[start Recorded information]

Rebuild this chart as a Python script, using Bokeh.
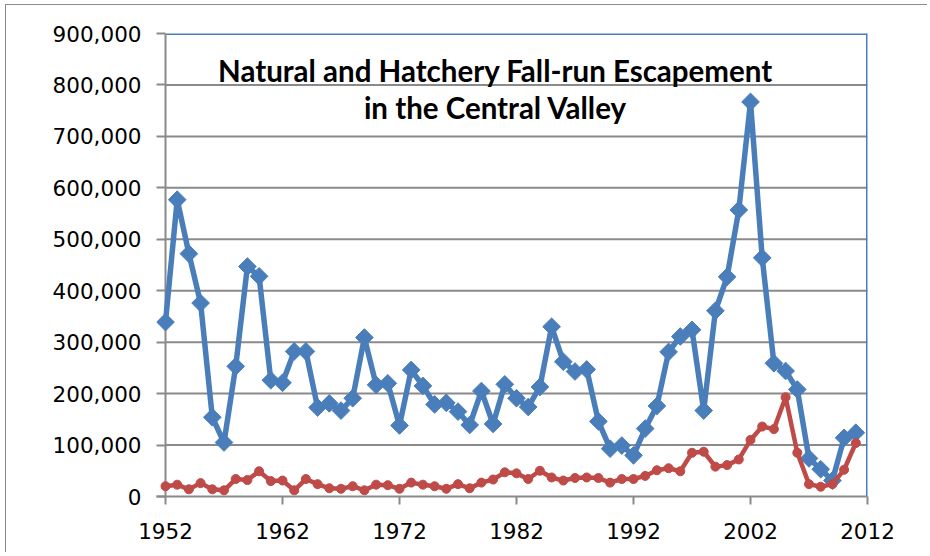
from bokeh.plotting import figure
from bokeh.models import (ColumnDataSource, FixedTicker, NumeralTickFormatter,
                          Range1d, Label, Span)
from bokeh.embed import file_html
from bokeh.resources import INLINE
import math

years = list(range(1952, 2012))
natural_escapement = [
    339000, 577000, 472000, 376000, 154000, 105000, 253000, 447000, 428000, 226000,
    221000, 282000, 282000, 173000, 181000, 167000, 191000, 309000, 217000, 220000,
    138000, 246000, 215000, 179000, 182000, 165000, 139000, 205000, 141000, 218000,
    191000, 174000, 213000, 330000, 262000, 243000, 247000, 146000, 93000, 99000,
    80000, 132000, 176000, 281000, 311000, 324000, 167000, 361000, 427000, 557000,
    767000, 464000, 259000, 244000, 208000, 74000, 53000, 31000, 114000, 124000,
]
hatchery_escapement = [
    20000, 23000, 14000, 26000, 14000, 12000, 34000, 32000, 49000, 30000,
    31000, 12000, 34000, 24000, 16000, 15000, 20000, 12000, 23000, 22000,
    15000, 27000, 23000, 20000, 15000, 24000, 16000, 27000, 33000, 47000,
    45000, 34000, 50000, 37000, 31000, 36000, 37000, 36000, 27000, 34000,
    34000, 40000, 51000, 55000, 49000, 85000, 87000, 58000, 61000, 72000,
    110000, 136000, 131000, 193000, 85000, 24000, 19000, 24000, 52000, 104000,
]
x_ticks = [1952, 1962, 1972, 1982, 1992, 2002, 2012]
y_ticks = [0, 100000, 200000, 300000, 400000, 500000, 600000, 700000, 800000, 900000]
title_lines = ["Natural and Hatchery Fall-run Escapement", "in the Central Valley"]

BLUE = "#4a7ebb"
RED = "#be4b48"
GRAY = "#8a8a8a"

# plot area: 702 px for the 60 year span, plus 9 px of room left of the value axis
PAD_PX = 9
SPAN_PX = 702
x_start = x_ticks[0] - (x_ticks[-1] - x_ticks[0]) * PAD_PX / SPAN_PX

p = figure(output_backend="svg", toolbar_location=None,
           frame_width=SPAN_PX + PAD_PX, frame_height=463,
           min_border_left=150, min_border_right=60,
           min_border_top=28, min_border_bottom=56,
           x_range=Range1d(x_start, x_ticks[-1]), y_range=Range1d(0, 900000))
p.margin = (4, 0, 0, 5)
p.styles = {"border-left": "1px solid #8c8c8c", "border-top": "1px solid #8c8c8c"}

p.background_fill_color = "white"
p.border_fill_color = "white"
p.outline_line_color = None
p.grid.visible = False

for ax in (p.xaxis[0], p.yaxis[0]):
    ax.axis_line_color = GRAY
    ax.axis_line_width = 2
    ax.major_tick_line_color = GRAY
    ax.major_tick_line_width = 2
    ax.minor_tick_line_color = None
    ax.major_label_text_font = "DejaVu Sans"
    ax.major_label_text_color = "#000000"
    ax.major_label_text_font_size = "21.5px"

p.xaxis.ticker = FixedTicker(ticks=x_ticks)
p.xaxis.major_tick_in = 0
p.xaxis.major_tick_out = 8
p.xaxis.major_label_standoff = 18

p.yaxis.ticker = FixedTicker(ticks=y_ticks)
p.yaxis.formatter = NumeralTickFormatter(format="0,0")
p.yaxis.axis_line_color = None
p.yaxis.major_tick_in = PAD_PX
p.yaxis.major_tick_out = 0
p.yaxis.major_label_standoff = 15

# horizontal gridlines and top edge, from first to last year tick
grid_y = y_ticks[1:-1]
p.segment(x0=[x_ticks[0]] * len(grid_y), x1=[x_ticks[-1]] * len(grid_y),
          y0=grid_y, y1=grid_y, line_color=GRAY, line_width=2, level="underlay")
p.segment(x0=[x_ticks[0]], x1=[x_ticks[-1]], y0=[y_ticks[-1]], y1=[y_ticks[-1]],
          line_color=BLUE, line_width=3, level="underlay")
p.add_layout(Span(location=x_ticks[0], dimension="height", line_color=GRAY,
                  line_width=2, level="underlay"))
p.add_layout(Span(location=x_ticks[-1], dimension="height", line_color=BLUE,
                  line_width=3, level="underlay"))

src = ColumnDataSource(dict(x=years, nat=natural_escapement, hat=hatchery_escapement))

p.line("x", "nat", source=src, line_color=BLUE, line_width=5.5)
p.scatter("x", "nat", source=src, marker="square", size=12.5, angle=math.pi / 4,
          fill_color=BLUE, line_color=BLUE)

p.line("x", "hat", source=src, line_color=RED, line_width=4.5)
p.scatter("x", "hat", source=src, marker="circle", size=9,
          fill_color=RED, line_color=RED)

for txt, yoff in zip(title_lines, [426, 389]):
    p.add_layout(Label(x=330 + PAD_PX, y=yoff, x_units="screen", y_units="screen",
                       text=txt, text_font="Lato", text_font_style="bold",
                       text_font_size="29.5px", text_color="#000000",
                       text_align="center", text_baseline="middle"))

open("out.html", "w").write(file_html(p, INLINE))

[end Recorded information]

## Stated exercise
Go from the first line of the data above to the line containing "import math" and retype exactly those lines, both included, but none of the pictures.

## Result of this task
Rebuild this chart as a Python script, using Bokeh.
from bokeh.plotting import figure
from bokeh.models import (ColumnDataSource, FixedTicker, NumeralTickFormatter,
                          Range1d, Label, Span)
from bokeh.embed import file_html
from bokeh.resources import INLINE
import math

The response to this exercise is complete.